This spring Boulder will join Denver in the ranks of American cities with bikesharing. A report presented to the Boulder City Council affords us a sneak peak of what Boulder’s system will look like. Here are some tidbits:
- Boulder will operate with the same B-Cycle system that Denver uses, including similar bikes, stations, and pricing.
- Boulder B-Cycle will cross-honor Denver B-Cycle memberships.
- The system will launch in April or May of 2011.
- It will initially include approximately 25 stations and 200 bikes, with provisions for future expansion.
- The initial roll-out will focus on placing stations in downtown Boulder and around the 28th Street retail corridor. No stations are planned for CU or University Hill, at least at first.
The City Council report also included this handy map of proposed station locations. Locations aren’t set in stone and could be modified, but it’s nice to get a sense of where this new transit system will go:
Proposed Boulder bikeshare station locations. Download the report and scroll to page 125 for the full-size version.

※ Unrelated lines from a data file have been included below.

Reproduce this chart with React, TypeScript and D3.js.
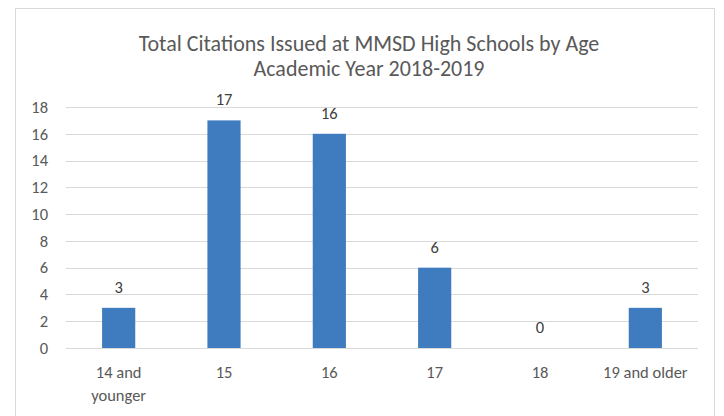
import { useEffect, useRef } from 'react';
import * as d3 from 'd3';

const categories = ['14 and younger', '15', '16', '17', '18', '19 and older'];
const citations = [3, 17, 16, 6, 0, 3];
const yTicks = [0, 2, 4, 6, 8, 10, 12, 14, 16, 18];
const titleLines = ['Total Citations Issued at MMSD High Schools by Age', 'Academic Year 2018-2019'];

export default function App() {
  const svgRef = useRef<SVGSVGElement>(null);

  useEffect(() => {
    if (!svgRef.current) return;
    const width = 724;
    const height = 416;
    const margin = { top: 107, right: 26, bottom: 68, left: 66 };
    const innerWidth = width - margin.left - margin.right;
    const innerHeight = height - margin.top - margin.bottom;
    const font = 'Calibri, Carlito, "Liberation Sans Narrow", "Open Sans", sans-serif';
    const textColor = '#595959';

    const svg = d3.select(svgRef.current);
    svg.selectAll('*').remove();

    // chart frame
    svg.append('rect')
      .attr('x', 15.5).attr('y', 8.5)
      .attr('width', 699).attr('height', 420)
      .attr('fill', '#fff')
      .attr('stroke', '#d9d9d9');

    // title
    svg.append('g').selectAll('text')
      .data(titleLines)
      .join('text')
      .attr('x', 369)
      .attr('y', (_, i) => 51 + i * 25)
      .attr('text-anchor', 'middle')
      .attr('font-family', font)
      .attr('font-size', 22)
      .attr('fill', textColor)
      .text(d => d);

    const g = svg.append('g')
      .attr('transform', `translate(${margin.left},${margin.top})`);

    const x = d3.scaleBand<string>()
      .domain(categories)
      .range([0, innerWidth])
      .paddingInner(0.685)
      .paddingOuter(0.3425);

    const y = d3.scaleLinear()
      .domain([0, 18])
      .range([innerHeight, 0]);

    // gridlines
    g.append('g').selectAll('line')
      .data(yTicks)
      .join('line')
      .attr('x1', 0).attr('x2', innerWidth)
      .attr('y1', d => Math.round(y(d)) + 0.5)
      .attr('y2', d => Math.round(y(d)) + 0.5)
      .attr('stroke', '#d9d9d9')
      .attr('stroke-width', 1);

    // y axis labels
    g.append('g').selectAll('text')
      .data(yTicks)
      .join('text')
      .attr('x', -18)
      .attr('y', d => y(d))
      .attr('dy', '0.35em')
      .attr('text-anchor', 'end')
      .attr('font-family', font)
      .attr('font-size', 16.5)
      .attr('fill', textColor)
      .text(d => d);

    // bars
    g.append('g').selectAll('rect')
      .data(citations)
      .join('rect')
      .attr('x', (_, i) => x(categories[i])!)
      .attr('y', d => y(d))
      .attr('width', x.bandwidth())
      .attr('height', d => innerHeight - y(d))
      .attr('fill', '#3f7cbf');

    // data labels
    g.append('g').selectAll('text')
      .data(citations)
      .join('text')
      .attr('x', (_, i) => x(categories[i])! + x.bandwidth() / 2)
      .attr('y', d => y(d) - 15)
      .attr('text-anchor', 'middle')
      .attr('font-family', font)
      .attr('font-size', 16.5)
      .attr('fill', '#404040')
      .text(d => d);

    // x axis labels
    const xl = g.append('g').selectAll('text')
      .data(categories)
      .join('text')
      .attr('x', d => x(d)! + x.bandwidth() / 2)
      .attr('y', innerHeight + 30)
      .attr('text-anchor', 'middle')
      .attr('font-family', font)
      .attr('font-size', 16.5)
      .attr('fill', textColor);

    xl.each(function (d) {
      const t = d3.select(this);
      const lines = d === '14 and younger' ? ['14 and', 'younger'] : [d];
      lines.forEach((l, i) => {
        t.append('tspan')
          .attr('x', x(d)! + x.bandwidth() / 2)
          .attr('dy', i === 0 ? 0 : 23)
          .text(l);
      });
    });
  }, []);

  return (
    <svg
      ref={svgRef}
      width={724}
      height={416}
      style={{ position: 'absolute', left: 0, top: 0, display: 'block', background: '#fff' }}
    />
  );
}
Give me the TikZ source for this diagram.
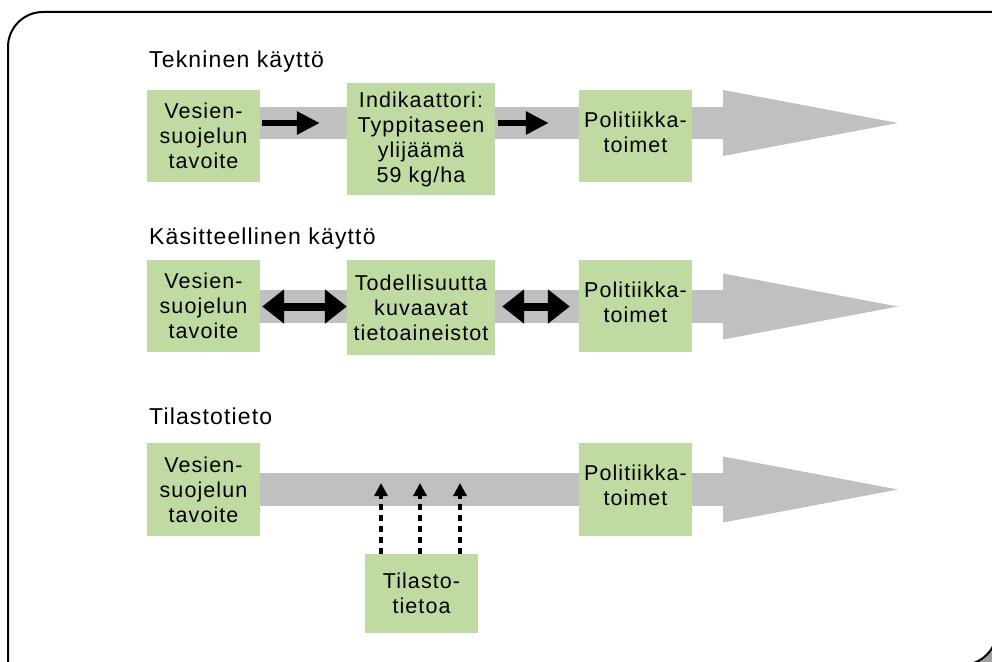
\documentclass[tikz,border=0pt]{standalone}
\usepackage{fontspec}
\setmainfont{Liberation Sans}[LetterSpace=5]
\usetikzlibrary{arrows.meta}
\definecolor{boxgreen}{RGB}{192,219,161}
\definecolor{bandgray}{RGB}{192,192,192}
\definecolor{cornergray}{RGB}{160,160,160}
\begin{document}
\begin{tikzpicture}[x=1pt,y=-1pt,
  box/.style={fill=boxgreen, inner sep=0pt, align=center, minimum width=113pt, minimum height=92pt,
    font=\fontsize{21.5}{25}\selectfont},
  boxtext/.style={inner sep=0pt, align=center, font=\fontsize{21.5}{25}\selectfont},
  heading/.style={anchor=base west, inner sep=0pt, font=\fontsize{23}{27}\selectfont},
  band/.style={fill=bandgray},
  onearrow/.style={line width=6pt, -{Triangle[length=23pt,width=22pt]}},
  twoarrow/.style={line width=8pt, {Triangle[length=22pt,width=33pt]}-{Triangle[length=22pt,width=33pt]}},
  dotarrow/.style={line width=4pt, dash pattern=on 6pt off 5pt, -{Triangle[length=13pt,width=13pt]}},
  frame/.style={line width=2pt, draw=black}
]
\useasboundingbox (0,0) rectangle (992,661);
\clip (0,0) rectangle (992,661);
% frame
\fill[white] (0,0) rectangle (992,661);
\fill[cornergray] (997,630) arc[start angle=0, end angle=90, radius=35] -- (962,700) -- (1100,700) -- (1100,630) -- cycle;
\draw[frame] (997,630) arc[start angle=0, end angle=90, radius=35];
\draw[frame] (8,700) -- (8,47) arc[start angle=180, end angle=270, radius=35] -- (1100,12);

% headings
\node[heading] (h1) at (149,67) {Tekninen käyttö};
\node[heading] (h2) at (149,244) {Käsitteellinen käyttö};
\node[heading] (h3) at (149,424) {Tilastotieto};

% bands
\fill[band] (204,107) rectangle (724,139);
\fill[band] (723,90) -- (898,123) -- (723,156) -- cycle;
\fill[band] (204,290) rectangle (724,323);
\fill[band] (723,273.5) -- (898,306.5) -- (723,339.5) -- cycle;
\fill[band] (204,473) rectangle (724,506);
\fill[band] (723,456.5) -- (898,489.5) -- (723,522.5) -- cycle;
\coordinate (r1) at (0,123);
\coordinate (r2) at (0,306.5);

% row 1
\node[box] (a1) at (203.5,136) {Vesien-\\suojelun\\tavoite};
\node[box, minimum width=148pt, minimum height=112pt] (b1) at (421,139) {Indikaattori:\\Typpitaseen\\ylijäämä\\59 kg/ha};
\node[box, label={[boxtext, yshift=4pt]center:Politiikka-\\toimet}] (c1) at (635.5,136) {};
\draw[onearrow, shorten <=2pt, shorten >=27pt] (a1.east |- r1) -- (b1.west |- r1);
\draw[onearrow, shorten <=3pt, shorten >=30pt] (b1.east |- r1) -- (c1.west |- r1);

% row 2
\node[box] (a2) at (203.5,306) {Vesien-\\suojelun\\tavoite};
\node[box, minimum width=148pt, minimum height=95pt] (b2) at (421,307.5) {Todellisuutta\\kuvaavat\\tietoaineistot};
\node[box, label={[boxtext, yshift=4pt]center:Politiikka-\\toimet}] (c2) at (635.5,306) {};
\draw[twoarrow, shorten <=2pt, shorten >=0pt] (a2.east |- r2) -- (b2.west |- r2);
\draw[twoarrow, shorten <=7pt, shorten >=9pt] (b2.east |- r2) -- (c2.west |- r2);

% row 3
\node[box, minimum height=93pt] (a3) at (203.5,489.5) {Vesien-\\suojelun\\tavoite};
\node[box, minimum height=93pt, label={[boxtext, yshift=4pt]center:Politiikka-\\toimet}] (c3) at (635.5,489.5) {};
\node[box, minimum height=79pt] (d) at (421.5,593.5) {Tilasto-\\tietoa};
\coordinate (t1) at (381,483);
\coordinate (t2) at (420,483);
\coordinate (t3) at (460,483);
\draw[dotarrow] (d.north -| t1) -- (t1);
\draw[dotarrow] (d.north -| t2) -- (t2);
\draw[dotarrow] (d.north -| t3) -- (t3);
\end{tikzpicture}
\end{document}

First of all – it is awesome that they are cross-honoring memberships. It is only the first step, but it would be great if my B-Cycle card would allow me on bikes in Minneapolis, D.C., or other future bike shares. I know they have different operators, and I think Minneapolis uses some sort of key fob, so that will likely never happen… but it could work in cities that use the B-Cycle system. I was pretty disappointed when my B-Cycle card wouldn’t unlock a bike for me in Chicago this past summer. Maybe different levels of membership, such as a “Global Pass” could be implemented by B-Cycle.
As for the placement, I question leaving CU out of the picture. I went to school there, and I see the downsides (drunk college kids), but there is enormous amount of student density on campus, many of whom are accustomed to using alternatives means of transit. The current setup is nice if you drive down to Pearl and then want to bike share around the commercial areas, but with Boulder’s low density, it seems Bike Share won’t really take any cars off the road, as there are not enough people living close to these stations.
It’ll be interesting to see how it works.
You’re not taking into account that each B-Cycle system is independently owned and operated. When you pay for a membership in Denver, you’re paying for maintainence, staff and bikes here in Denver, not in Chicago. I’d be interested in finding out how that will play out when people from Boulder use the Denver system and vice-versa – who gets paid (if at all) and how?
Aside from that, I’m (pleasantly) surprised to hear that the Boulder system will honor the Denver cards.
I imagine that they left CU and the hill out for now not just because of the “drunk college kid factor”, but because a lot of students already have their own bikes. I’m sure the stations will move into these locations next once the community has become more familiar with the system. In all, I think its a great start.
B-cycle is a predatory, corporate scam, not “bike-sharing”! B-cycle’s “leader”, Parry Burnap recently admitted that many users failed to realize B-cycle charges punitive, escalating rental rates in addition to its membership fee. The facts are that this program, which cost $70,000 per month to operate last year, charges about the cost of a cheap, new bicycle ($65) for a yearly membership, and for nine hours use of a B-cycle. The scam depends for its substantial operating expenses on taking advantage of people’s ignorance.
We could do so much better. Set up a truely cooperative program of bike-sharing with donated and rehabilitated used bikes. Use small amounts of public funds to train and hire vocational students as bike mechanics and redistributors. Retain the kiosks, but replace a credit card with a Denver Public Library card. Let users keep bikes for more than half an hour for free, then charge only a modest rate. Such a system would compete with low-end bike rentals from shops — so what? We could go a long way towards getting people to use transportation alternative to cars with a real program of bike-sharing (we also need to provide safer bike routes throughout the City) — the cost could be minimal and the payoff enormous.
If using bicycles instead of cars is a public good, we should consider spending some tax revenue to support cycling. B-cycle costs the taxpayers nothing other than the privilege of occupying and advertising in the public right-of-way, but it also offers nothing to people unable or unwilling to pay its fee(s), and it is a very expensive program overall. We can spend less collectively and put more people on bikes, just by aspiring to do so.